Re: Further Pali Grammatica
From: rett
Message: 1640
Date: 2006-01-11
Dear Eisel and group,
Thanks for the ongoing descriptions of your travels - great reading and interesting. I'll look out for Tha Do Oung 's Kacc study. Is it in English? There are boxes of uncatalogued Pali-related books in Uppsala which I haven't had time yet to dig through. It's not impossible that it would be in that collection.
Just a few points about the below.
>However, even the best
>volumes (within the inconsistent range that I described) stand in
>un-flattering contrast to the first edition. Most of the re-printed
>volumes that I handled had inconsistent page-colour (e.g., one hundred
>pages in grimy white, followed by two hundred of grimy yellow, then
>switching back, showing a printer who didn't care about alternating
>between different paper stock --all of it rather poor quality) and, as
>I say, the actual quality of the text, etc., would be a disappointment
>to a westerner --especially if their expectations were formed on the
>basis of the first edition.
This sounds like my usual experience of books from South Asia. I have books printed in Delhi, Calcutta and Bombay that switch colors, have scrunched pages, have overinked pages, underinked pages, pages where broken type has been 'fixed' by scratching the missing letters in by hand on the plates, books with so much camphor in them you'd think you were locked in an old wardrobe in a trench on the Somme 1916, and books which are marred by excessive typos, suggesting complete lack of interest on the part of the typesetters.
Compared to these, my Jataka commentary reprints are towards the upper end of the scale. They're fine. Maybe that's why I didn't react.

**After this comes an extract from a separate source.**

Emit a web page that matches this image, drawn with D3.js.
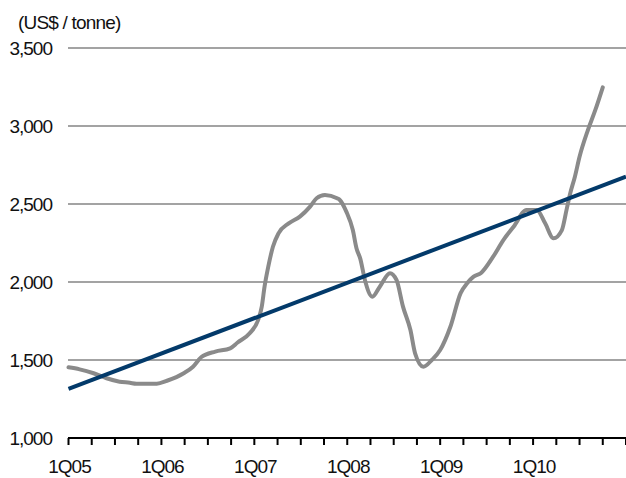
<!DOCTYPE html>
<html>
<head>
<meta charset="utf-8">
<script src="https://cdn.jsdelivr.net/npm/d3@7/dist/d3.min.js"></script>
<style>
  html, body { margin: 0; padding: 0; background: #fff; }
  svg { display: block; }
  text { font-family: "Liberation Sans", Arial, sans-serif; fill: #111; }
</style>
</head>
<body>
<svg id="chart" width="626" height="478"></svg>
<script>
// Price series: time in decimal years, price in US$ per tonne
const priceTime = [
  2005.00, 2005.12, 2005.27, 2005.41, 2005.55, 2005.66, 2005.73, 2005.95,
  2006.06, 2006.24, 2006.34, 2006.43, 2006.58, 2006.74, 2006.82, 2006.95,
  2007.04, 2007.08, 2007.11, 2007.15, 2007.20, 2007.26, 2007.37, 2007.49,
  2007.60, 2007.67, 2007.76, 2007.89, 2007.92, 2007.99, 2008.06, 2008.10,
  2008.14, 2008.19, 2008.27, 2008.35, 2008.46, 2008.53, 2008.60, 2008.68,
  2008.73, 2008.82, 2008.91, 2009.00, 2009.11, 2009.22, 2009.29, 2009.36,
  2009.44, 2009.57, 2009.68, 2009.79, 2009.93, 2010.04, 2010.13, 2010.22,
  2010.31, 2010.36, 2010.40, 2010.45, 2010.50, 2010.59, 2010.67, 2010.75
];
const priceValue = [
  1453, 1440, 1415, 1383, 1361, 1354, 1348, 1348,
  1367, 1415, 1457, 1519, 1554, 1575, 1612, 1671,
  1756, 1842, 1970, 2098, 2226, 2312, 2376, 2419,
  2483, 2537, 2558, 2537, 2526, 2451, 2333, 2215,
  2150, 2013, 1906, 1970, 2056, 2013, 1842, 1692,
  1543, 1457, 1500, 1564, 1713, 1929, 1992, 2034,
  2058, 2162, 2269, 2354, 2462, 2462, 2376, 2280,
  2333, 2462, 2569, 2675, 2803, 2974, 3103, 3248
];

// Linear trend from start to end of the axis
const trendTime = [2005, 2011];
const trendValue = [1315, 2675];

// Axis ticks
const yTicks = [1000, 1500, 2000, 2500, 3000, 3500];
const yearLabels = [2005, 2006, 2007, 2008, 2009, 2010];
const quarterTicks = d3.range(0, 25).map(k => 2005 + k / 4);

const svg = d3.select("#chart");
const x = d3.scaleLinear().domain([2005, 2011]).range([68.5, 626]);
const y = d3.scaleLinear().domain([1000, 3500]).range([438, 48]);

// Horizontal gridlines
svg.append("g").selectAll("line")
  .data(yTicks.filter(v => v > 1000))
  .join("line")
  .attr("x1", 68).attr("x2", 626)
  .attr("y1", d => y(d)).attr("y2", d => y(d))
  .attr("stroke", "#a3a3a3").attr("stroke-width", 2);

// Y tick labels
const fmt = d3.format(",");
svg.append("g").selectAll("text")
  .data(yTicks)
  .join("text")
  .attr("x", 52).attr("y", d => y(d) + 7)
  .attr("text-anchor", "end")
  .attr("font-size", 19).attr("letter-spacing", -1)
  .text(d => fmt(d));

// Unit label
svg.append("text")
  .attr("x", 18).attr("y", 29)
  .attr("font-size", 19).attr("letter-spacing", -0.8)
  .text("(US$ / tonne)");

// X axis line and quarter ticks
svg.append("line")
  .attr("x1", 68).attr("x2", 626)
  .attr("y1", y(1000)).attr("y2", y(1000))
  .attr("stroke", "#000").attr("stroke-width", 2);
svg.append("g").selectAll("line")
  .data(quarterTicks)
  .join("line")
  .attr("x1", d => x(d)).attr("x2", d => x(d))
  .attr("y1", y(1000)).attr("y2", y(1000) + 7)
  .attr("stroke", "#000").attr("stroke-width", 2);

// Year labels
svg.append("g").selectAll("text")
  .data(yearLabels)
  .join("text")
  .attr("x", d => x(d) + 1).attr("y", 473)
  .attr("text-anchor", "middle")
  .attr("font-size", 19).attr("letter-spacing", -1)
  .text(d => "1Q" + String(d).slice(2));

// Price line
const line = d3.line().x(d => x(d[0])).y(d => y(d[1])).curve(d3.curveMonotoneX);
svg.append("path")
  .datum(priceTime.map((t, i) => [t, priceValue[i]]))
  .attr("d", line)
  .attr("fill", "none")
  .attr("stroke", "#8a8a8a").attr("stroke-width", 4)
  .attr("stroke-linejoin", "round").attr("stroke-linecap", "round");

// Trend line
svg.append("path")
  .datum(trendTime.map((t, i) => [t, trendValue[i]]))
  .attr("d", d3.line().x(d => x(d[0])).y(d => y(d[1])))
  .attr("fill", "none")
  .attr("stroke", "#033a6a").attr("stroke-width", 4);
</script>
</body>
</html>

I have a couple of volumes of the first edition, and you're right that it seems more consistent, but the difference is not that huge. And this also reflects a wider trend: Indian books printed in the first half of the last century or earlier seem to hold a higher level of quality than later ones. I don't know the reason for that.
I took your post as suggesting these reprints were unusually abysmal, which the ten or so volumes I have aren't. On the contrary they're quite okay by South Asian standards. My Vol IX (Netti Comm) is excellently printed, for instance. I haven't found a single unsatisfactory page in it (again, back cover stamped: Printed by Printing House 23.02.1991. Maybe you're looking at a later printing?)
Even if some volumes are worse, students get used dealing with typos and missing or half-missing bits of text. And as I understand it, the occasional typo goes directly back to the first edition. (things like maatucchito, which should be maatukucchito, not covered by the errata probably because it's so unproblematic a reader doesn't even notice the missing ku character)
Sanskrit requires a combination of two contradictory character traits: nitpicking attention to detail in grammar (to the point of being a control freak), and a relaxed mañaña attitude towards bad printing and typos. Reading bad editions is a kind of militaristic hazing western students of Sanskrit are put through to see if they can handle the stress. Compared to that, these volumes are a walk in the park.
> While it is true that these Sinhalese editions are cheap, having
>them shipped is certainly not;
Air mail shipping approximately doubles the price in my experience, which makes them still a good deal.
>further, howeverso cheap they may be,
>they are not cheaper than Burmese, Indian, or Taiwanese editions --and
>the Burmese, Indian and Taiwanese re-prints and editions I have seen
>are more legible, and less depressing to look at.
I'd love to be able to order Burmese editions. Where do you order them from? I'm still looking for a reliable bookseller, in Rangoon or elsewhere, who handles Burmese editions of Pali works and ships worldwide.
One advantage of Sinhalese editions is that the Sinhalese syllabary contains a lot of redundancy in the characters (a trait not shared by modern fonts which have removed some of the flourishes). This makes it easier to read a character that is partly broken or smudged. Burmese characters, because of their minimalism, seem to me to be more sensitive to bad printing. If half the character is gone you often haven't got a chance of guessing it if you can't guess the word and work backwards.